If I understand correctly, there's no particular need to delete the schema, it just won't be used anymore, and so according to https://wikitech.wikimedia.org/wiki/Event_Platform/Instrumentation_How_To#Decommissioning it can and should be left in the schema repo.

You can submit a patch to remove the stream config from wmf-config/InitialiseSettings.php in operations/mediawiki-config as soon as it's no longer needed by the app clients.

Yes, I believe @Ottomata & co. will take care of cleanup on the Hive side as needed.

Yeah, schema deletion can't be automated so generally we'd like to just avoid deleting. We should think about some way to officially deprecate a schema, perhaps in the schema description?

You can submit a patch to remove the stream config from wmf-config/InitialiseSettings.php in operations/mediawiki-config as soon as it's no longer needed by the app clients.

The wgEventStreams config will be needed if anything sees the stream data. We should probably set canary_events_enabled: false, and then remove the wgEventStreams entry after there is no more topic data in Kafka.

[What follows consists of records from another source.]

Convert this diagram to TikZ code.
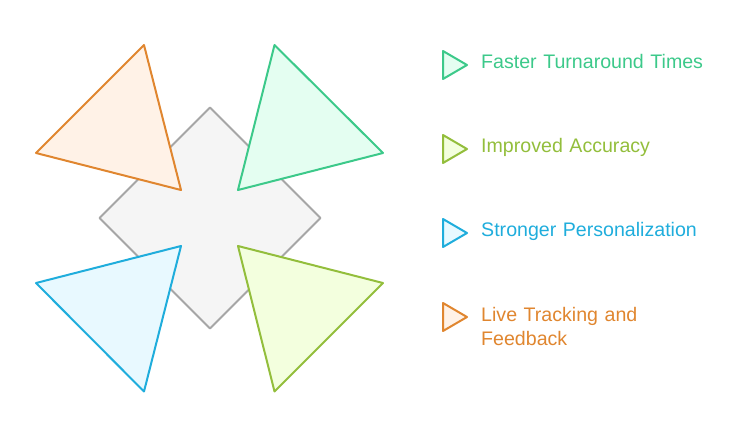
\documentclass[tikz,border=0pt]{standalone}
\usepackage{fontspec}
\setmainfont{Liberation Sans}
\usetikzlibrary{positioning}
\definecolor{fastline}{HTML}{3CC98A}
\definecolor{fastfill}{HTML}{E4FEF1}
\definecolor{accline}{HTML}{93BE3C}
\definecolor{accfill}{HTML}{F3FFDE}
\definecolor{persline}{HTML}{1FADDC}
\definecolor{persfill}{HTML}{E8F9FF}
\definecolor{liveline}{HTML}{E0862F}
\definecolor{livefill}{HTML}{FFF2E7}
\definecolor{hubline}{HTML}{A6A6A6}
\definecolor{hubfill}{HTML}{F5F5F5}
\tikzset{%
  hub/.style={draw=hubline,fill=hubfill,line width=2pt,line join=round},
  fast/.style={draw=fastline,fill=fastfill,line width=2pt,line join=round},
  acc/.style={draw=accline,fill=accfill,line width=2pt,line join=round},
  pers/.style={draw=persline,fill=persfill,line width=2pt,line join=round},
  live/.style={draw=liveline,fill=livefill,line width=2pt,line join=round},
  lbl/.style={inner sep=0pt,text width=225pt,align=left,font=\fontsize{19.6}{24}\selectfont}
}
\begin{document}
\begin{tikzpicture}[x=1pt,y=-1pt]
  \useasboundingbox (0,0) rectangle (754,424);

  \draw[hub] (210,107.5) -- (320.5,218) -- (210,328.5) -- (99.5,218) -- cycle;

  \draw[live] (144,45) -- (36,153) -- (181,190) -- cycle;
  \draw[fast] (274.5,45) -- (383,153) -- (238,190) -- cycle;
  \draw[pers] (181,246) -- (36,283) -- (144,391.5) -- cycle;
  \draw[acc] (238,246) -- (383,283) -- (274.5,391.5) -- cycle;

  \draw[fast] (443,51) -- (467,65) -- (443,79) -- cycle;
  \draw[acc] (443,135) -- (467,149) -- (443,163) -- cycle;
  \draw[pers] (443,219) -- (467,233) -- (443,247) -- cycle;
  \draw[live] (443,303) -- (467,317) -- (443,331) -- cycle;

  \coordinate (fasttip) at (467,61.5);
  \coordinate (acctip) at (467,147.2);
  \coordinate (perstip) at (467,231.2);
  \coordinate (livetip) at (467,326);

  \node[lbl,text=fastline,right=14pt of fasttip] (fastlbl) {Faster Turnaround Times};
  \node[lbl,text=accline,right=14pt of acctip] (acclbl) {Improved Accuracy};
  \node[lbl,text=persline,right=14pt of perstip] (perslbl) {Stronger Personalization};
  \node[lbl,text=liveline,right=14pt of livetip] (livelbl) {Live Tracking and\\Feedback};
\end{tikzpicture}
\end{document}
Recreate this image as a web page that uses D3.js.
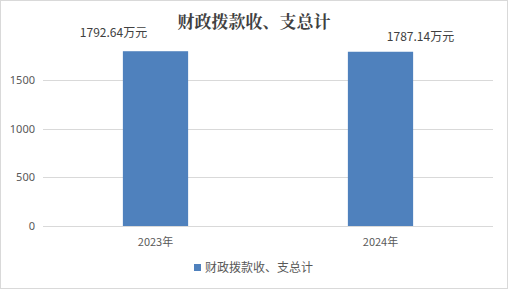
<!DOCTYPE html>
<html>
<head>
<meta charset="utf-8">
<script src="https://cdn.jsdelivr.net/npm/d3@7/dist/d3.min.js"></script>
<style>
  body { margin: 0; background: #fff; }
  svg text { font-family: "Noto Sans CJK SC", "Microsoft YaHei", sans-serif; }
</style>
</head>
<body>
<div id="app"></div>
<script>
const chartTitle = "财政拨款收、支总计";
const categories = ["2023年", "2024年"];
const values     = [1792.64, 1787.14];
const valueLabels = ["1792.64万元", "1787.14万元"];
const yTicks     = [0, 500, 1000, 1500];

const W = 508, H = 290;
const plot = { left: 43, right: 493, top: 31, bottom: 226 };

const svg = d3.select("#app").append("svg")
  .attr("width", W)
  .attr("height", H);

// outer frame
svg.append("rect")
  .attr("x", 0.5).attr("y", 0.5)
  .attr("width", W - 1).attr("height", H - 2)
  .attr("fill", "#fff")
  .attr("stroke", "#d9d9d9");

const x = d3.scaleBand()
  .domain(categories)
  .range([plot.left, plot.right])
  .paddingInner(0.71)
  .paddingOuter(0.355);

const y = d3.scaleLinear()
  .domain([0, 2000])
  .range([plot.bottom, plot.top]);

/* gridlines */
svg.append("g")
  .selectAll("line")
  .data(yTicks)
  .join("line")
    .attr("x1", plot.left).attr("x2", plot.right)
    .attr("y1", d => Math.round(y(d)) + 0.5)
    .attr("y2", d => Math.round(y(d)) + 0.5)
    .attr("stroke", "#d9d9d9");

/* Y axis labels */
svg.append("g")
  .attr("transform", `translate(${plot.left - 8},0)`)
  .call(d3.axisLeft(y).tickValues(yTicks).tickFormat(d3.format("d")).tickSize(0).tickPadding(0))
  .call(g => g.select(".domain").remove())
  .call(g => g.selectAll("text")
    .attr("fill", "#595959")
    .style("font-size", "11px")
    .style("font-family", "'Noto Sans', 'DejaVu Sans', sans-serif"));

/* bars */
svg.append("g")
  .selectAll("rect")
  .data(values)
  .join("rect")
    .attr("x", (d, i) => x(categories[i]))
    .attr("y", d => y(d))
    .attr("width", x.bandwidth())
    .attr("height", d => y(0) - y(d))
    .attr("fill", "#4f81bd");

/* value labels */
const labelShift = [-42, 40];
const labelY = [37, 41];
svg.append("g")
  .selectAll("text")
  .data(values)
  .join("text")
    .attr("x", (d, i) => x(categories[i]) + x.bandwidth() / 2 + labelShift[i])
    .attr("y", (d, i) => labelY[i])
    .attr("text-anchor", "middle")
    .attr("fill", "#404040")
    .style("font-size", "12px")
    .text((d, i) => valueLabels[i]);

/* X axis labels */
svg.append("g")
  .attr("transform", `translate(0,${plot.bottom})`)
  .call(d3.axisBottom(x).tickSize(0).tickPadding(12))
  .call(g => g.select(".domain").remove())
  .call(g => g.selectAll("text")
    .attr("fill", "#595959")
    .style("font-size", "11px"));

/* title */
svg.append("text")
  .attr("x", W / 2)
  .attr("y", 28)
  .attr("text-anchor", "middle")
  .attr("fill", "#404040")
  .style("font-size", "17px")
  .style("font-weight", "bold")
  .style("font-family", "'Noto Serif CJK SC', 'Noto Sans CJK SC', serif")
  .text(chartTitle);

/* legend */
const legend = svg.append("g").attr("transform", "translate(194,264)");
legend.append("rect")
  .attr("width", 7).attr("height", 7)
  .attr("fill", "#4f81bd");
legend.append("text")
  .attr("x", 11).attr("y", 8)
  .attr("fill", "#595959")
  .style("font-size", "12px")
  .text(chartTitle);
</script>
</body>
</html>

Hm, I wonder if we should have an official stream config setting for disabling a stream without removing its entry. EventGate, etc. could respect this and just reject any straggling events that clients might try to emit.

I'll make a task...

Hi @Sharvaniharan,
We usually don't delete schemas:
https://wikitech.wikimedia.org/wiki/Event_Platform/Schemas/Guidelines#Do_not_delete_schemas
https://wikitech.wikimedia.org/wiki/Event_Platform/Instrumentation_How_To#Decommissioning

Do you also want all of this data in Kafka, Hive and HDFS removed too? if so we may be able to delete the schema, but we have to do all the other steps first.

@Ottomata Thank you for your response.

This was an experimental feature and we are done analyzing all the data related to this schema. And we will neither be sending any more data to it or be using the existing data related to this anymore. If you feel we can just let that sit, that is fine too, or else if you prefer house-keeping, we can go ahead and remove data in Kafka, Hive and HDFS and then remove schema.
Please let me know.

Let's leave the schema for now, you can leave the patch open and we'll see about it later.

The stream config patch should be ok to go though. +1ed.